Women recognise the reality of the authority gap, but many men do not. The first chapter is for those who don’t believe the problem exists. The evidence is stark. Starting with the story of a writer Catherine Nichols who approached fifty literary agents with her first novel. She had two positive replies. Then she created a new email address in a man’s name and approached another fifty agents. This time she got seventeen positive responses. Researchers have shown similar results when they have created identical applications for a job and then used male and female names. Male applicants are often favoured illustrating an unconscious bias on the part of the decision makers.

There are fifteen chapters. Each begins with a cartoon and quote that gives an insight into the content. The first four chapters set out what the authority gap is and how we might all benefit from narrowing the gap. From Chapter five Mary Ann begins to delve into the underlying causes and what can be done about it.
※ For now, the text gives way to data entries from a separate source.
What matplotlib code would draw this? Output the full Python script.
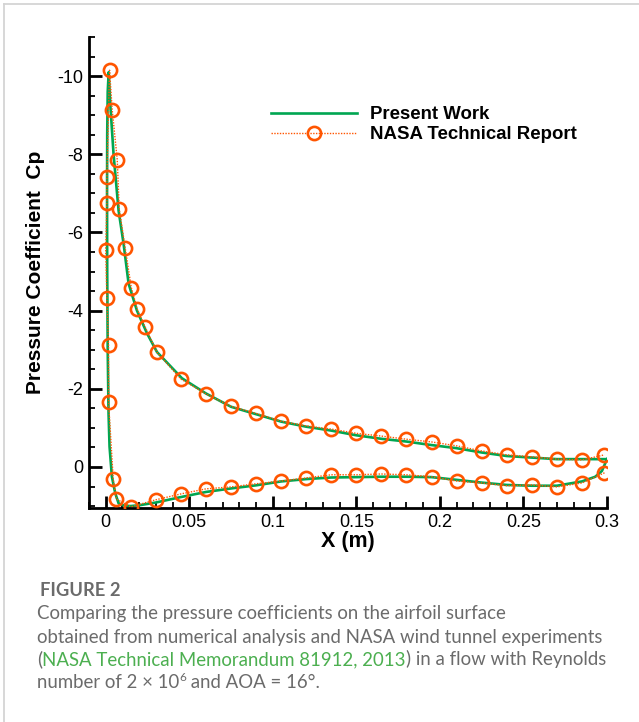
import matplotlib
matplotlib.use("Agg")
import matplotlib.pyplot as plt
from matplotlib.ticker import MultipleLocator, FuncFormatter
from matplotlib.lines import Line2D

plt.rcParams['axes.unicode_minus'] = False
plt.rcParams['font.family'] = ['Liberation Sans', 'DejaVu Sans']

# CFD result (Present Work): lower surface TE -> LE -> upper surface TE
x_cfd = [0.3, 0.297, 0.293, 0.285, 0.27, 0.255, 0.24, 0.225, 0.21, 0.195, 0.18,
         0.165, 0.15, 0.135, 0.12, 0.105, 0.09, 0.075, 0.06, 0.045, 0.03, 0.02,
         0.015, 0.011, 0.0077, 0.0057, 0.0037, 0.0023, 0.0017, 0.0012, 0.0009,
         0.0008, 0.0009, 0.0012, 0.0018, 0.0027, 0.0047, 0.0077, 0.0107, 0.0137,
         0.0187, 0.0247, 0.0307, 0.0456, 0.06, 0.075, 0.09, 0.105, 0.12, 0.135,
         0.15, 0.165, 0.18, 0.195, 0.21, 0.225, 0.24, 0.255, 0.27, 0.285, 0.3]
cp_cfd = [-0.2, 0.1, 0.25, 0.37, 0.48, 0.48, 0.46, 0.4, 0.33, 0.26, 0.25,
          0.25, 0.26, 0.27, 0.31, 0.37, 0.47, 0.55, 0.64, 0.77, 0.91, 0.98,
          1.0, 0.99, 0.93, 0.67, 0.25, -0.52, -1.37, -3.0, -5.0,
          -7.0, -8.5, -9.6, -10.1, -9.3, -8.0, -6.56, -5.71, -4.69,
          -4.0, -3.42, -2.94, -2.27, -1.88, -1.54, -1.35, -1.16, -1.03, -0.93,
          -0.81, -0.72, -0.65, -0.56, -0.48, -0.37, -0.28, -0.24, -0.2, -0.2, -0.2]

# Wind tunnel data (NASA Technical Report)
x_exp = [0.2985, 0.285, 0.27, 0.255, 0.24, 0.225, 0.21, 0.195, 0.18, 0.165,
         0.15, 0.135, 0.12, 0.105, 0.09, 0.075, 0.06, 0.045, 0.03, 0.015,
         0.0063, 0.0045, 0.0017, 0.0017, 0.0007, 0.0, 0.0007, 0.0007,
         0.0023, 0.0039, 0.0069, 0.0081, 0.0117, 0.0153, 0.0189, 0.0237,
         0.0308, 0.045, 0.06, 0.075, 0.09, 0.105, 0.12, 0.135, 0.15, 0.165,
         0.18, 0.195, 0.21, 0.225, 0.24, 0.255, 0.27, 0.285, 0.2985]
cp_exp = [0.15, 0.41, 0.51, 0.46, 0.48, 0.41, 0.36, 0.25, 0.2, 0.18,
          0.2, 0.2, 0.28, 0.36, 0.43, 0.51, 0.56, 0.69, 0.84, 1.02,
          0.82, 0.31, -1.66, -3.11, -4.31, -5.56, -6.76, -7.42,
          -10.15, -9.13, -7.86, -6.6, -5.59, -4.59, -4.03, -3.57,
          -2.93, -2.25, -1.87, -1.55, -1.37, -1.17, -1.05, -0.97, -0.86, -0.79,
          -0.71, -0.64, -0.54, -0.41, -0.31, -0.26, -0.2, -0.18, -0.31]

x_ticks = [0, 0.05, 0.1, 0.15, 0.2, 0.25, 0.3]
y_ticks = [-10, -8, -6, -4, -2, 0]

GREEN = '#00a651'
ORANGE = '#ff5500'

W, H = 639, 722
fig = plt.figure(figsize=(W / 100, H / 100), dpi=100)
ax = fig.add_axes([89 / W, 1 - 508 / H, (607 - 89) / W, (508 - 37) / H])

ax.plot(x_cfd, cp_cfd, color=GREEN, lw=1.9, zorder=2)
ax.plot(x_exp, cp_exp, color=ORANGE, lw=1.0, ls=(0, (1, 1)),
        marker='o', ms=9.5, mfc='none', mec=ORANGE, mew=1.9, zorder=3)

ax.set_xlim(-0.01, 0.3)
ax.set_ylim(1.05, -11)

for s in ['top', 'right']:
    ax.spines[s].set_visible(False)
for s in ['left', 'bottom']:
    ax.spines[s].set_linewidth(2.0)

ax.set_xticks(x_ticks)
ax.set_yticks(y_ticks)
ax.xaxis.set_minor_locator(MultipleLocator(0.01))
ax.yaxis.set_minor_locator(MultipleLocator(0.5))
ax.xaxis.set_major_formatter(FuncFormatter(lambda v, p: '%g' % round(v, 3)))
ax.yaxis.set_major_formatter(FuncFormatter(lambda v, p: '%g' % v))
ax.tick_params(which='major', direction='in', length=9, width=2.0,
               labelsize=13, pad=4)
ax.tick_params(which='minor', direction='in', length=4.5, width=1.3)

ax.set_xlabel('X (m)', fontsize=15.5, fontweight='bold', labelpad=0)
ax.set_ylabel('Pressure Coefficient  Cp', fontsize=15, fontweight='bold',
              labelpad=9)

handles = [Line2D([], [], color=GREEN, lw=1.9),
           Line2D([], [], color=ORANGE, lw=1.0, ls=(0, (1, 1)), marker='o',
                  ms=9.5, mfc='none', mec=ORANGE, mew=1.9)]
leg = ax.legend(handles, ['Present Work', 'NASA Technical Report'],
                loc='upper left', bbox_to_anchor=(262 / W, 1 - 97 / H),
                bbox_transform=fig.transFigure, frameon=False,
                prop={'weight': 'bold', 'size': 13.4}, handlelength=4.6,
                handletextpad=0.7, labelspacing=0.15, borderpad=0)

# frame lines of the figure panel
fig.add_artist(Line2D([4 / W, 4 / W], [0, 1 - 4 / H], color='#d4d4d4',
                      lw=1.3, transform=fig.transFigure))
fig.add_artist(Line2D([4 / W, 1], [1 - 4 / H, 1 - 4 / H], color='#d4d4d4',
                      lw=1.3, transform=fig.transFigure))

# caption
CAP = '#6b6b6b'
LINK = '#4caf50'
CS = 13.4
cap_font = ['Lato', 'DejaVu Sans']
fig.text(40 / W, 1 - 590 / H, 'FIGURE 2', fontsize=13.2, color=CAP,
         family=cap_font, fontweight='bold', va='center')
lines_y = [614, 637, 660, 683]
fig.text(37 / W, 1 - lines_y[0] / H,
         'Comparing the pressure coefficients on the airfoil surface',
         fontsize=CS, color=CAP, family=cap_font, va='center')
fig.text(37 / W, 1 - lines_y[1] / H,
         'obtained from numerical analysis and NASA wind tunnel experiments',
         fontsize=CS, color=CAP, family=cap_font, va='center')
t1 = fig.text(37 / W, 1 - lines_y[2] / H - 0.007, '(', fontsize=CS,
              color=CAP, family=cap_font, va='baseline')
t2 = fig.text(0, 0, 'NASA Technical Memorandum 81912, 2013', fontsize=CS,
              color=LINK, family=cap_font, va='baseline')
t3 = fig.text(0, 0, ') in a flow with Reynolds', fontsize=CS, color=CAP,
              family=cap_font, va='baseline')
u1 = fig.text(37 / W, 1 - lines_y[3] / H - 0.007, 'number of 2 \u00d7 10',
              fontsize=CS, color=CAP, family=cap_font, va='baseline')
u2 = fig.text(0, 0, '6', fontsize=8.5, color=CAP, family=cap_font,
              va='baseline')
u3 = fig.text(0, 0, ' and AOA = 16\u00b0.', fontsize=CS, color=CAP,
              family=cap_font, va='baseline')
fig.canvas.draw()
r = fig.canvas.get_renderer()


def place_after(prev, cur, dy=0.0):
    bb = prev.get_window_extent(r)
    cur.set_position((bb.x1 / fig.bbox.width, prev.get_position()[1] + dy))


place_after(t1, t2)
fig.canvas.draw()
place_after(t2, t3)
place_after(u1, u2, dy=7 / H)
fig.canvas.draw()
place_after(u2, u3, dy=-7 / H)

fig.savefig('out.png', dpi=100)
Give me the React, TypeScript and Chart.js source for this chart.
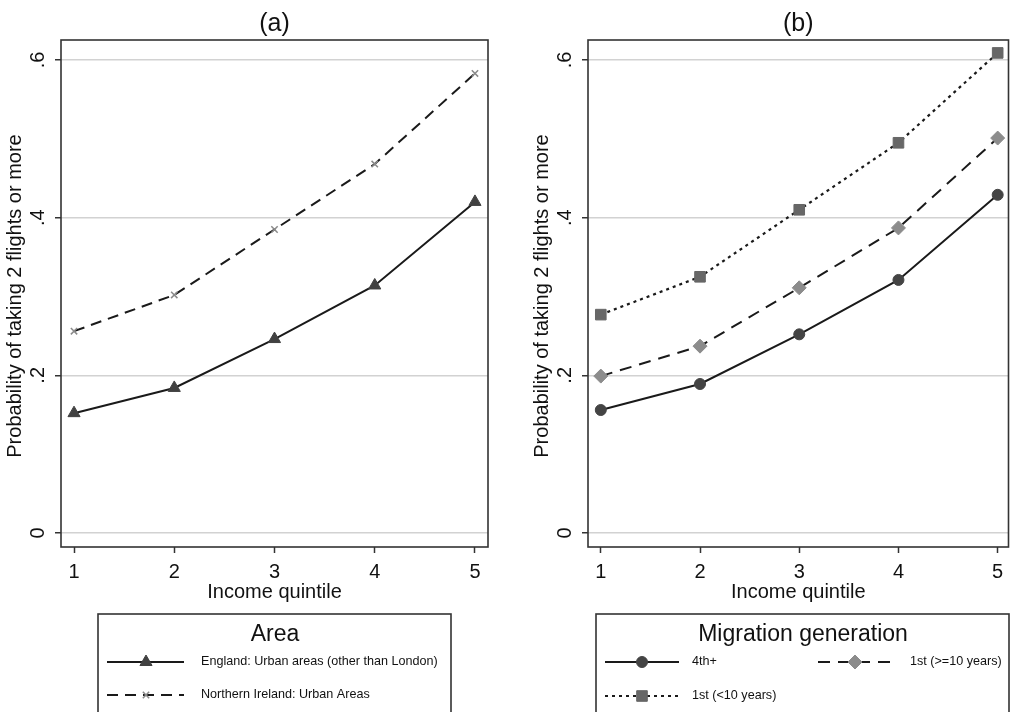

Men are often more confident but there is a difference between confidence and competence. Woman leaders suffer from imposter syndrome more than twice as much as men, according to research. From a young age children appear to assign greater intelligence to males. Mary Ann notes that girls are taught by parents, teachers, and their own peers to be more modest and self-depreciating than boys. Mary Ann draws on her own experiences as a senior journalist in a male dominated environment. She decided to act confidently and stand up to her boss. Yet a confident woman can be seen by men as ‘too pushy’, as illustrated by stories told in the book.

‘Books of the Year’ recommendations in various publications show a considerable bias towards male reviewers; they in turn were four times more likely to recommend books by men. Perhaps it is not surprising that Phyllis Dorothy James choose to publish her crime novels as P.D. James. In every chapter the evidence is clear – there is an underlying and often unchallenged assumption that men have more authority than women.

The final chapter sets out what can be done to close the gap. The chapter begins with a quote “The greatest barrier to gender equality is the fact that we have a male dominated world, and many men don’t even realise this…” Might I suggest that this is a book for men to read.